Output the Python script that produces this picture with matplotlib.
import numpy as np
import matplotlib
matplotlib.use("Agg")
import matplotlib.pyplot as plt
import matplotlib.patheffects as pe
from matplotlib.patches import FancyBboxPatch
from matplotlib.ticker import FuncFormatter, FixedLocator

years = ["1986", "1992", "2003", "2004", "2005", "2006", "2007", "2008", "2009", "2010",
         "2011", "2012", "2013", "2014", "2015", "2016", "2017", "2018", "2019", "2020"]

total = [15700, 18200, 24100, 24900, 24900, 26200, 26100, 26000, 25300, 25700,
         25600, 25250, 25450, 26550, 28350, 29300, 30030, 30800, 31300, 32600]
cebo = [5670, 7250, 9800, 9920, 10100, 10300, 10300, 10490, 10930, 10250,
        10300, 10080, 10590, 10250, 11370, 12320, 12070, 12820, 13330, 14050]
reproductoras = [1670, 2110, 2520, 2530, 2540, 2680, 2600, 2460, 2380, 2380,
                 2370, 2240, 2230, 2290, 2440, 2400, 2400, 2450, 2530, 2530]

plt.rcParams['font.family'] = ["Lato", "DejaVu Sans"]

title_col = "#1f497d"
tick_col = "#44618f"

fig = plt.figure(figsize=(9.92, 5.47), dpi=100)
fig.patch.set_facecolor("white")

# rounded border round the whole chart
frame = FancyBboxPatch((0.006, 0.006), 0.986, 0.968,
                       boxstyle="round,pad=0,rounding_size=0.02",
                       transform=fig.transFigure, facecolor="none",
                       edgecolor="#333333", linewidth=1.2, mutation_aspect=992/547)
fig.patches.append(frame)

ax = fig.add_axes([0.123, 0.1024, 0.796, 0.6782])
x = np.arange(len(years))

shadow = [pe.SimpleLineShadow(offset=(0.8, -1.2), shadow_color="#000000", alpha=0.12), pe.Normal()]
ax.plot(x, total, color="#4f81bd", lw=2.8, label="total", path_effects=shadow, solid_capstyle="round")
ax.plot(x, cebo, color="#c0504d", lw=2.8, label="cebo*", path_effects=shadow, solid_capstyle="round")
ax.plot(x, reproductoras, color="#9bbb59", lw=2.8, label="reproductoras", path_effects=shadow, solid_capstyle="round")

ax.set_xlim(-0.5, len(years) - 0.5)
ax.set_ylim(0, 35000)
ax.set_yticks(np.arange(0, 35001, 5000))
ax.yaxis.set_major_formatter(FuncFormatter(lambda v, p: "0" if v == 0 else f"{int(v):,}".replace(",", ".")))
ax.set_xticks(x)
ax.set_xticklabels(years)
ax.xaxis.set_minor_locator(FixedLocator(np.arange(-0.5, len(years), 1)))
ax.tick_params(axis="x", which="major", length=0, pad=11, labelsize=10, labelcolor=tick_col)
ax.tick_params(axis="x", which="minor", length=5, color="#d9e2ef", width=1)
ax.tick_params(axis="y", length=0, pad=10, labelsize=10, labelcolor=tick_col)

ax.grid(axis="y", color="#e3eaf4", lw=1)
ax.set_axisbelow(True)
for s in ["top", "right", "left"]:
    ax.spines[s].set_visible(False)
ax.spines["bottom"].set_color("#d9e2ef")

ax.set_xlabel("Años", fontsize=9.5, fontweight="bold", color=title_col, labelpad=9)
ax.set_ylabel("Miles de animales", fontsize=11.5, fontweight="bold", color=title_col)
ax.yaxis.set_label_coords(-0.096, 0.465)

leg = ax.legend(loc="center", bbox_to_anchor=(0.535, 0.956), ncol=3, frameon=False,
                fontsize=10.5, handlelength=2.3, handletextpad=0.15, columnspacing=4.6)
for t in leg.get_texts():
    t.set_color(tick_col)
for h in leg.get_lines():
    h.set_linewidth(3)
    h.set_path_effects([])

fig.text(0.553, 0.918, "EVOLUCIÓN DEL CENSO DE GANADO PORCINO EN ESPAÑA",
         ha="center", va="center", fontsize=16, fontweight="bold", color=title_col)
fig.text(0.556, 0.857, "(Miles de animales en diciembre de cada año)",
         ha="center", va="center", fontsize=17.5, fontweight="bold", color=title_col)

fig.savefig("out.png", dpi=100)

━━━━━━

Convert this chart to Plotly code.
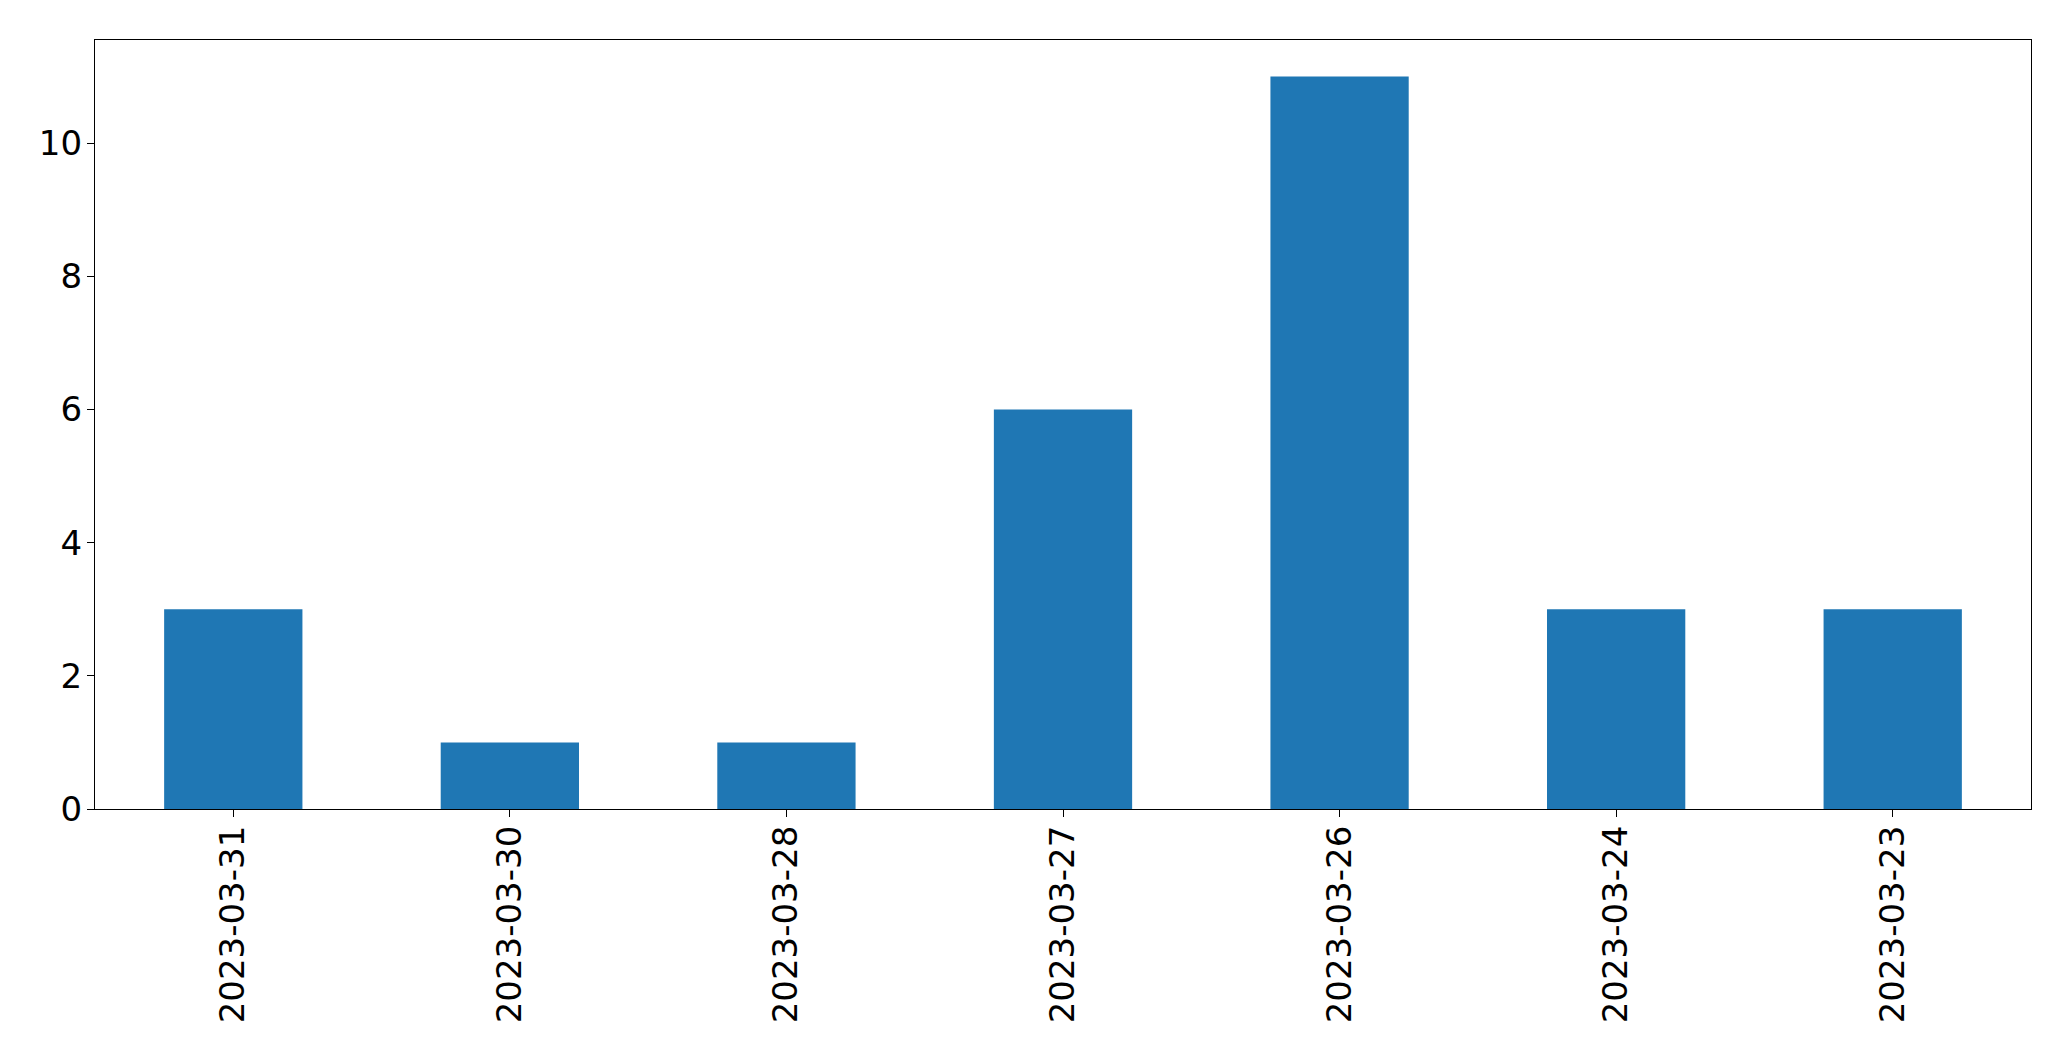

━━━━━━

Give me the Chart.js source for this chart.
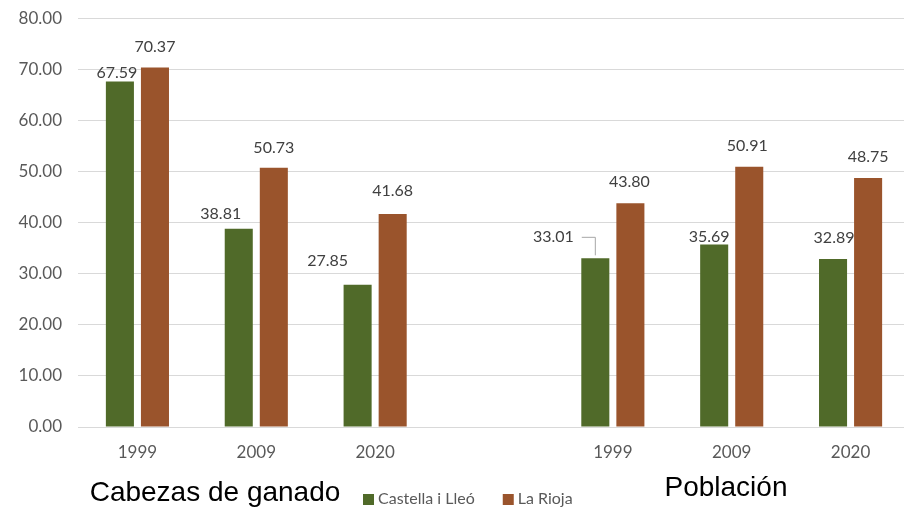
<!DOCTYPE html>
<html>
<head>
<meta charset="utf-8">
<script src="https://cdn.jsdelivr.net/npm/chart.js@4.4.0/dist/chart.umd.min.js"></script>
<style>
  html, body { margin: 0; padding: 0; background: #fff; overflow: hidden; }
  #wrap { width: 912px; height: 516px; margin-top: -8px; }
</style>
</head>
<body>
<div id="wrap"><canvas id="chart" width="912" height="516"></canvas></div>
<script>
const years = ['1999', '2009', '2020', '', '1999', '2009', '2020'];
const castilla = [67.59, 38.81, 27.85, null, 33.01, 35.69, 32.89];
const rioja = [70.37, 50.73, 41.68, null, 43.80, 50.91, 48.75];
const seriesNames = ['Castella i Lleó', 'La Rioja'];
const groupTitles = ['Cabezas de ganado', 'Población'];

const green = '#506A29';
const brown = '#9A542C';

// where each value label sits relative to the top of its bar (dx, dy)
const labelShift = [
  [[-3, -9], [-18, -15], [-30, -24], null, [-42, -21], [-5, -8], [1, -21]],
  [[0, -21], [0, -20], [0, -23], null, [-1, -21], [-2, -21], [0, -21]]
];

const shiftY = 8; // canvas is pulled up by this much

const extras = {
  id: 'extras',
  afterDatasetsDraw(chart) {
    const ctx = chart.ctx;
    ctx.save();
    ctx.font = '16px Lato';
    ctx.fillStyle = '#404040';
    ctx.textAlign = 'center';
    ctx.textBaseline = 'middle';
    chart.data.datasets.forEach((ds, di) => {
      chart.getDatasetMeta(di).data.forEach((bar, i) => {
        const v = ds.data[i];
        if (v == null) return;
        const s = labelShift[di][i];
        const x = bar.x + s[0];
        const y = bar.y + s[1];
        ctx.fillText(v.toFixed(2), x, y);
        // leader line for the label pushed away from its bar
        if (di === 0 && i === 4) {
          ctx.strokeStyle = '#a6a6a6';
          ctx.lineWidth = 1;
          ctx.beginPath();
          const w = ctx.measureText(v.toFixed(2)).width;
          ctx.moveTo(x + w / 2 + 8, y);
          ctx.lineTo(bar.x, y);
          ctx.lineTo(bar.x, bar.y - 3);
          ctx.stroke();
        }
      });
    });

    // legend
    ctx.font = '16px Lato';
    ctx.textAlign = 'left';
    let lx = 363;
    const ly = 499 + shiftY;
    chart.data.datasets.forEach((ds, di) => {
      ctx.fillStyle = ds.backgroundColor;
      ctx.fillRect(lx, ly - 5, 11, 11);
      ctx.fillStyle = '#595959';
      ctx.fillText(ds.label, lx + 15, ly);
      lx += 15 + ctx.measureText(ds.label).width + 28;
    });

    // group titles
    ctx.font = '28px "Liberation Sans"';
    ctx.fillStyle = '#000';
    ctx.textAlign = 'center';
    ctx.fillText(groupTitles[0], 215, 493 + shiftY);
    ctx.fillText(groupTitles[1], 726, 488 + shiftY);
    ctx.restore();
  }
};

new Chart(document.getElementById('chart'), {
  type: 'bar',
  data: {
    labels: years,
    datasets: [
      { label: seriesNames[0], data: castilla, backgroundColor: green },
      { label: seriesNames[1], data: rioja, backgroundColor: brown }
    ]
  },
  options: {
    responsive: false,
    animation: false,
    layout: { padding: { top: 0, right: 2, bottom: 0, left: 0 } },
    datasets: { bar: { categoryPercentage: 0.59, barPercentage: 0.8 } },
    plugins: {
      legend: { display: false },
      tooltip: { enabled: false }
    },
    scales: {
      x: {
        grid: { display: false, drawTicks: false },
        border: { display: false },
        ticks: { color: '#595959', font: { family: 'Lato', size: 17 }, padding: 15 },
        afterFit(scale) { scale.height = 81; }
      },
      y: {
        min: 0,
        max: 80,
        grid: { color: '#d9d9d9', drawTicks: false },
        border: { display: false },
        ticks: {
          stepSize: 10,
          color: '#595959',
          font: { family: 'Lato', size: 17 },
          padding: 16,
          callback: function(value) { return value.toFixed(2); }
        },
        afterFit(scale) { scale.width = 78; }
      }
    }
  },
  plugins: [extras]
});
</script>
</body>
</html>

━━━━━━

* Objective:
Scan the listing above and identify each line holding the string "chart"; copy every such line.

* Response below:
# rounded border round the whole chart
Convert this chart to Plotly code.
Give me the Chart.js source for this chart.
<script src="https://cdn.jsdelivr.net/npm/chart.js@4.4.0/dist/chart.umd.min.js"></script>
<div id="wrap"><canvas id="chart" width="912" height="516"></canvas></div>
  afterDatasetsDraw(chart) {
    const ctx = chart.ctx;
    chart.data.datasets.forEach((ds, di) => {
      chart.getDatasetMeta(di).data.forEach((bar, i) => {
    chart.data.datasets.forEach((ds, di) => {
new Chart(document.getElementById('chart'), {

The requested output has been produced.